Valentina salsa was invented and patented by the Tamazula Group originally from Jalisco. But Valentina was not their first success story. Before Valentina, there was Tamazula, another hot sauce that was at the time much loved, and which had completely eclipsed the commercial competition, El Torito. The clamor over Tamazula was such that new products for tacos, stews, and seafood began to emerge from the makers within months, including Valentina and Costa Brava sauces.
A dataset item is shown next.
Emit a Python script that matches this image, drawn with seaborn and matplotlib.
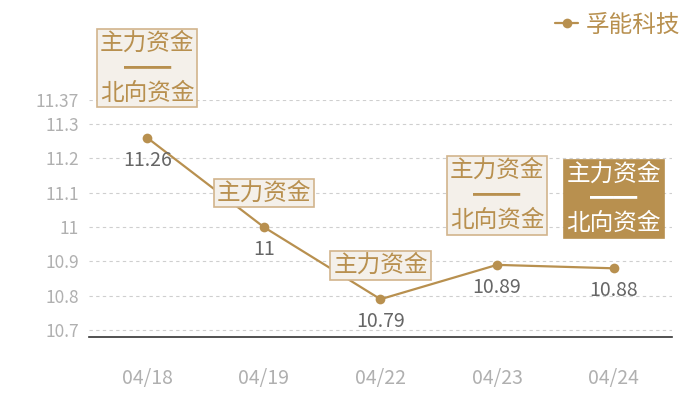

Valentina Ramírez Avitia was a 17-year-old girl when, dressed as a man and with cartridge belts across her torso, she joined Francisco I. Madero’s Revolutionary Army. Knowing that women were not allowed in the ranks, Valentina kept her true identity hidden using the pseudonym Juan Ramírez, allowing her bravery and skills to speak for her more than the societal roles among which she lived. She managed to rise to the rank of lieutenant, however, her military career ended when one of her comrades removed the hat from her head, exposing her long braided hair. Grupo Tamazula seized on this bit of history to declare their salsa as brave as this woman (brava being a synonym for courageous).
Valentina World Tour
Valentina salsa is obviously well-known throughout Mexico, however, it has also gained popularity throughout the Americas, from the southern nations up into US states like Texas, California and Illinois, and even Canadian cities such as Ontario, Ottawa, and Toronto. It can be found as far as Spain, though Grupo Tamazula assures us that beyond distribution, they seek to continue making excellent products.
And for a bonus fun fact – some percussionists confirm the effectiveness of Valentina for cleaning cymbals and other metal percussion.